De un Estado ‘monopolista’ y ‘mercantilista’, capturado por grandes grupos económicos y mafias vinculadas a la tala ilegal, el narcotráfico, el contrabando y la subvaluación, que concentra funciones y responsabilidades de carácter exclusivo, a un Estado ‘abierto y flexible’ que defiende los recursos estratégicos del país en beneficio de la sociedad en su conjunto y genera consensos para subir peldaños de eficiencia y competitividad.
La redefinición del Estado también implica desechar su carácter ‘populista’, estructurado para dar soluciones de altos réditos cortoplacistas en la clientela política, reemplazándolo por un carácter ‘eficientista’ orientado a la optimización del bienestar permanente de la Nación.
De un Estado ‘caudillista’, que maneja casi todo bajo el designio de la providencia de una persona, a un Estado ‘descentralista’ que concibe la toma de decisiones como un proceso descentralizado de construcción de soluciones a problemas complejos.
De un Estado ‘burocrático’ que se sirve de los ciudadanos para administrarse a si mismo y generar rentas ocultas en un sucio bolsilllo, a un Estado ‘transparente’ al servicio del ciudadano.
De un Estado ‘improvisado’ que no planifica o lo hace muy de vez en cuando o muy mal, a un Estado ‘previsor’ que todo lo presiente, lo sopesa y extrapola a la luz del conocimiento de los que más saben, y no de los que siempre están dispuestos a decir “sí señor”.

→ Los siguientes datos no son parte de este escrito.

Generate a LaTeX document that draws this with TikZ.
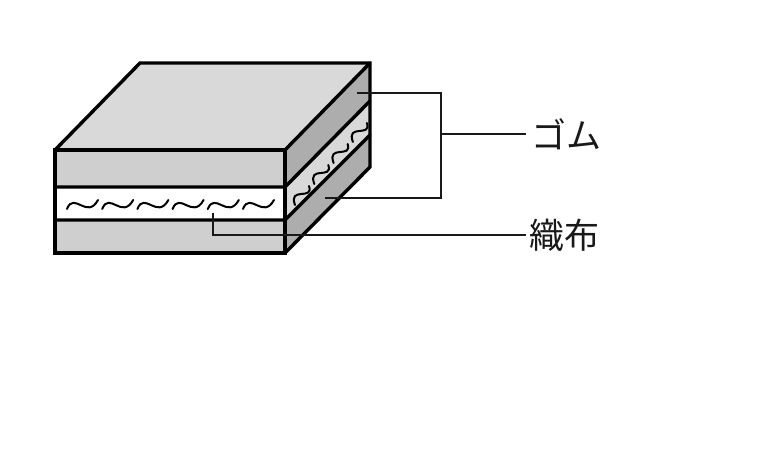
\documentclass[tikz,border=0pt]{standalone}
\usepackage{fontspec}
\newfontfamily\jpfont{Noto Sans CJK JP}
\definecolor{frontgray}{HTML}{CFCFCF}
\definecolor{topgray}{HTML}{D9D9D9}
\definecolor{sidegray}{HTML}{ADADAD}
\tikzset{
  edge/.style={line width=3.4pt,line join=miter,line cap=round},
  wave/.style={line width=2pt,line cap=round},
  leader/.style={line width=1.8pt,line join=miter,draw=black!90},
  label/.style={font=\jpfont\fontsize{35}{35}\selectfont,inner sep=0pt,anchor=west,text=black!90}
}
\begin{document}
\begin{tikzpicture}[x=1pt,y=-1pt]
\useasboundingbox (0,0) rectangle (768,471);
\coordinate (fa) at (55,150);
\coordinate (fb) at (285,150);
\coordinate (fc) at (285,253);
\coordinate (fd) at (55,253);
\coordinate (tb) at (140,63);
\coordinate (tc) at (370,63);
\coordinate (sc) at (370,167);
\coordinate (l1) at (55,187);
\coordinate (m1) at (285,187);
\coordinate (l2) at (55,220);
\coordinate (m2) at (285,220);
\coordinate (r1) at (370,101);
\coordinate (r2) at (370,135);
% faces
\fill[frontgray] (fa) rectangle (fc);
\fill[white] (l1) rectangle (m2);
\fill[topgray] (fa) -- (tb) -- (tc) -- (fb) -- cycle;
\fill[sidegray] (fb) -- (tc) -- (sc) -- (fc) -- cycle;
\fill[topgray] (m1) -- (r1) -- (r2) -- (m2) -- cycle;
% woven waves
\foreach \i in {0,...,5}{
  \draw[wave,xshift=35.2*\i] (67,209) .. controls (74,191) and (87,220) .. (98,200);
}
\foreach \i in {0,...,3}{
  \draw[wave,xshift=19.3*\i,yshift=21*\i] (295,205) .. controls (288,186) and (314,201) .. (309,186);
}
% outline
\draw[edge] (fa) rectangle (fc);
\draw[edge] (l1) -- (m1) -- (r1);
\draw[edge] (l2) -- (m2) -- (r2);
\draw[edge] (fa) -- (tb) -- (tc) -- (sc) -- (fc);
\draw[edge] (fb) -- (tc);
% labels and leaders
\node[label] (gomu) at (531,134) {ゴム};
\node[label] (cloth) at (529,235) {織布};
\coordinate (g1) at (357,93);
\coordinate (g2) at (441,93);
\coordinate (g3) at (441,198);
\coordinate (g4) at (325,198);
\coordinate (gj) at (441,134);
\coordinate (c1) at (213,213);
\coordinate (c2) at (213,235);
\draw[leader] (g1) -- (g2) -- (g3) -- (g4);
\draw[leader] (gj) -- ([xshift=-5pt]gomu.west);
\draw[leader] (c1) -- (c2) -- ([xshift=-3pt]cloth.west);
\end{tikzpicture}
\end{document}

He aquí los verdaderos retos de una verdadera transformación del Estado, sustentada en una carrera pública extendida, con responsabilización. Tal debe ser el mandato que los peruanos debemos darle al gobierno que se instale a partir del 28 de julio de 2021. Que caiga la grasa y que se ensanche el músculo del Estado, que sí se necesita para transformar el país.